Das Programm des Kollegs ist es, diese spannungsreiche Dynamik von Einheit und Vielfalt im interdisziplinären Gespräch wissenschaftlich neu zu vermessen, um so ungewohnte Einsichten für das Verständnis von Recht und Gesellschaft im Allgemeinen und von (rechtlichen) Umgangsweisen mit Formen kultureller Diversität im Besonderen zu eröffnen.

Hierfür bedienen wir uns eines historisch-vergleichenden Zugriffs, der diachron weit gefasst und zugleich regional breit aufgestellt ist, bis hin zu international vergleichenden Perspektiven auf Recht und Gerichtspraxis der Gegenwart. Denn nur so können wir nach Besonderheiten und Wandlungsprozessen, aber ebenso nach übergreifenden Merkmalen fragen. Mit der Ausweitung auf geltendrechtliche Perspektiven können wir aktuelle Phänomene des Zusammenhangs von Einheit und Vielfalt im Recht im Kontext von Globalisierungsprozessen, postkolonialen Entwicklungen und neuen Formen gesellschaftlicher Diversität noch konsequenter einbeziehen und vor dem Hintergrund historischer Ausprägungen auch vergleichend einordnen. Damit können wir zugleich verkürzenden Modernisierungsnarrativen entgegentreten und die Komplexität und Multidirektionalität historischer wie aktueller Entwicklungen näher bestimmen.

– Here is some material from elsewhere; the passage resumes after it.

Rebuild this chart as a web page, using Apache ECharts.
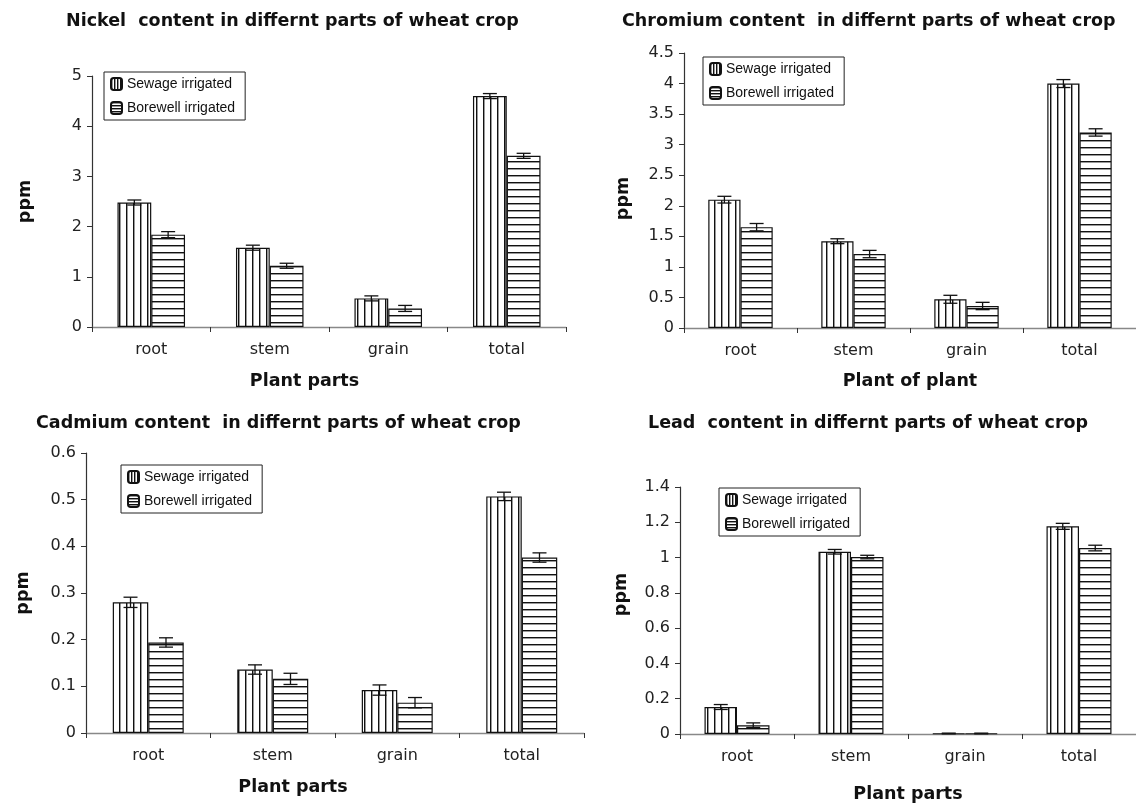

Aufbauend auf den begrifflichen und konzeptionellen Verständigungen der ersten Phase ist es das Anliegen der zweiten Förderphase (2025–2029), eine Typenbildung voranzutreiben. Dem Charakter des Kollegs entsprechend wollen wir in der Zusammenarbeit mit den Fellows und ausgehend von ihren Projekten Muster identifizieren, nach denen typologische Unterscheidungen getroffen werden können. Wir sind davon überzeugt, dass es möglich und sinnvoll ist, verschiedene Konstellationen des Zusammenhangs von Vielfalt und Einheit im Recht zu systematisieren und typologisch zu gruppieren, um einerseits die Einzelbeispiele detailgenau zu beschreiben, andererseits aber für die verschiedenen Fälle Grundmuster sowie markante Abweichungen zu bestimmen.

Forschungsperspektiven

Um den komplexen Zusammenhang von Einheit und Vielfalt im Recht thematisch zu strukturieren und so eine Ausgangsbasis für Vergleiche zu schaffen, ist die Kollegarbeit über drei Forschungsperspektiven organisiert:

1. Phänomene pluraler Rechtsordnungen und die hier ansetzenden Muster von Vereinheitlichung oder aber von Organisation des Pluralen,
2. Formen von Vielfalt und Einheit in der Gerichtspraxis und
3. dem Zusammenhang von gesellschaftlicher Diversität und dem Auftreten bestimmter Typen von Rechtsvielfalt.

Diese perspektivischen Zugriffe begreifen wir dabei einerseits als eigenständige Gegenstandfelder, wir wollen sie aber andererseits auch in ihren Beziehungen zu- und Abhängigkeiten voneinander diskutieren.

Die disziplinäre Vielfalt des Kollegs speist sich insbesondere aus der Geschichtswissenschaft, der Rechtsgeschichte, dem geltenden Recht und der Rechtsanthropologie; zudem spielen auch Fächer wie die Soziologie, Islamwissenschaft, Judaistik oder Politikwissenschaft eine gewichtige Rolle.